Let's say that you're a writer, or a researcher, and you're pursuing what you think is criminal behavior by some authority figure, or group in authority, and they get wind of your investigation. Would they use whatever power they have to stop you? Would they have access to your dossier? Would they beef up survelinece of you to beef up that dossier and improve the chances of nailing you?

All of the above.

You know, some of us wonder - or should be - exactly why nobody in gov't is standing up the special interest groups who have done so much harm to America. Be it the military invasion of the Middle East or the economic meltdown, there have been monumentally large crimes committed to make these things happen. Where were the watchdogs while this was going on? Surely there had to be some. But they were silenced, weren't they. How do you think that happened, that people who truly cared about America and it's people could have been uniformly, to a one, silenced?

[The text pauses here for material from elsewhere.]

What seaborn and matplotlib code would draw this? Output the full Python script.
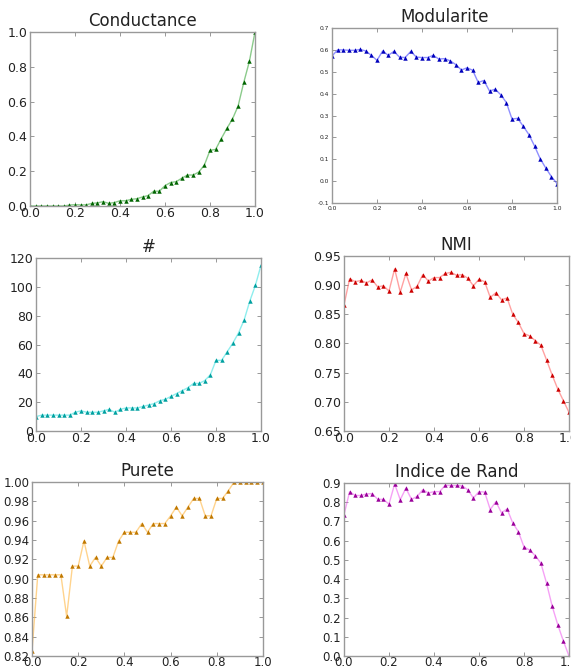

Power. What is the nature of power, anyway? Have you ever heard the expression "he who runs the information runs the show"? If you haven't, here you have it.

So, what's the post all about? It's about going to court to stop what's happened and is happening, because those dossiers take away one of our most fundamental, unalienable rights: the right to liberty. We can't be free at the same time that a whole class of people have access to our dossiers and can find something to hang around our neck should we do something simple like talk badly about them.

Sure, our Constitution and Bill of Rights didn't talk about this kind of power - and protecting us from it - simply because it didn't exist. But it does exist now, and now is the time to renew the spirit in which this right was defined and update it.

Is it already too late? Possibly. But whether it's too late today or not, this ability is growing by the day.

Footnote: I am qualified to talk about what computers are capable of. Today I work with Windows and the Internet, but I've also spent more then 2 decades as an IBM Systems Programmer, and three years of that working with software that monitored the performance of large computer systems. Can they eat everything on the Internet? For breakfast, without breaking a sweat.